#### Aim of the task:
Pictures within the data are to be left out; everything else must be reproduced exactly.

•••

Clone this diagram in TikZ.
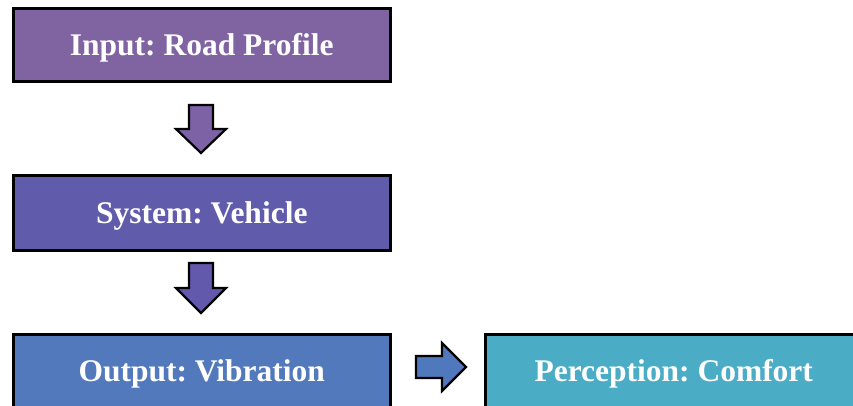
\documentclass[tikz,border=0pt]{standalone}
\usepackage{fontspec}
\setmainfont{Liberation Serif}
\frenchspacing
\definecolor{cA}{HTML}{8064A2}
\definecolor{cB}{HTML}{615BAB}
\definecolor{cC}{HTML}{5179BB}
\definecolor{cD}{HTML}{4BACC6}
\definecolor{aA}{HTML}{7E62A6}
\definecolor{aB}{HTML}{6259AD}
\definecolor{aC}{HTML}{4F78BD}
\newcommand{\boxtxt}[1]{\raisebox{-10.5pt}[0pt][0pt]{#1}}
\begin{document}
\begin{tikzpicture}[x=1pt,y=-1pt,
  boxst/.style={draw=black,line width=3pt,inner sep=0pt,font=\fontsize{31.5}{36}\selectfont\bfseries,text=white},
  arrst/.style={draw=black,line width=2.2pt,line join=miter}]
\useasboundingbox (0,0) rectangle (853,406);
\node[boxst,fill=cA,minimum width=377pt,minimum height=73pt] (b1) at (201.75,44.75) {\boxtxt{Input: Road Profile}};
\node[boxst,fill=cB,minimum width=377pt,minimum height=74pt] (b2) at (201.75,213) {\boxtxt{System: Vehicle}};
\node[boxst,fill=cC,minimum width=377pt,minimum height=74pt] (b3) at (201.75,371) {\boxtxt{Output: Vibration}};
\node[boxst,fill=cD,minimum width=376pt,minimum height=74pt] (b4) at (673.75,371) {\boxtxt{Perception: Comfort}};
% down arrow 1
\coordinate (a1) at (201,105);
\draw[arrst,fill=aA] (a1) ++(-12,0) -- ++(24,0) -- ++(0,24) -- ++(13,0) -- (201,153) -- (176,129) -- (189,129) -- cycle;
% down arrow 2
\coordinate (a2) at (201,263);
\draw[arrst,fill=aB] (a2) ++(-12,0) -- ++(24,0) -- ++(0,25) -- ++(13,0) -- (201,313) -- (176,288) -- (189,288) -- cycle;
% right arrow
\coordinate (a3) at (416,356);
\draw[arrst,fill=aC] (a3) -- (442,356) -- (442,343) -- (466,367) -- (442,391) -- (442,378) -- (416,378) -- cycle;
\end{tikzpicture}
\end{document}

•••

#### Complete answer:
Clone this diagram in TikZ.
\documentclass[tikz,border=0pt]{standalone}
\usepackage{fontspec}
\setmainfont{Liberation Serif}
\frenchspacing
\definecolor{cA}{HTML}{8064A2}
\definecolor{cB}{HTML}{615BAB}
\definecolor{cC}{HTML}{5179BB}
\definecolor{cD}{HTML}{4BACC6}
\definecolor{aA}{HTML}{7E62A6}
\definecolor{aB}{HTML}{6259AD}
\definecolor{aC}{HTML}{4F78BD}
\newcommand{\boxtxt}[1]{\raisebox{-10.5pt}[0pt][0pt]{#1}}
\begin{document}
\begin{tikzpicture}[x=1pt,y=-1pt,
  boxst/.style={draw=black,line width=3pt,inner sep=0pt,font=\fontsize{31.5}{36}\selectfont\bfseries,text=white},
  arrst/.style={draw=black,line width=2.2pt,line join=miter}]
\useasboundingbox (0,0) rectangle (853,406);
\node[boxst,fill=cA,minimum width=377pt,minimum height=73pt] (b1) at (201.75,44.75) {\boxtxt{Input: Road Profile}};
\node[boxst,fill=cB,minimum width=377pt,minimum height=74pt] (b2) at (201.75,213) {\boxtxt{System: Vehicle}};
\node[boxst,fill=cC,minimum width=377pt,minimum height=74pt] (b3) at (201.75,371) {\boxtxt{Output: Vibration}};
\node[boxst,fill=cD,minimum width=376pt,minimum height=74pt] (b4) at (673.75,371) {\boxtxt{Perception: Comfort}};
% down arrow 1
\coordinate (a1) at (201,105);
\draw[arrst,fill=aA] (a1) ++(-12,0) -- ++(24,0) -- ++(0,24) -- ++(13,0) -- (201,153) -- (176,129) -- (189,129) -- cycle;
% down arrow 2
\coordinate (a2) at (201,263);
\draw[arrst,fill=aB] (a2) ++(-12,0) -- ++(24,0) -- ++(0,25) -- ++(13,0) -- (201,313) -- (176,288) -- (189,288) -- cycle;
% right arrow
\coordinate (a3) at (416,356);
\draw[arrst,fill=aC] (a3) -- (442,356) -- (442,343) -- (466,367) -- (442,391) -- (442,378) -- (416,378) -- cycle;
\end{tikzpicture}
\end{document}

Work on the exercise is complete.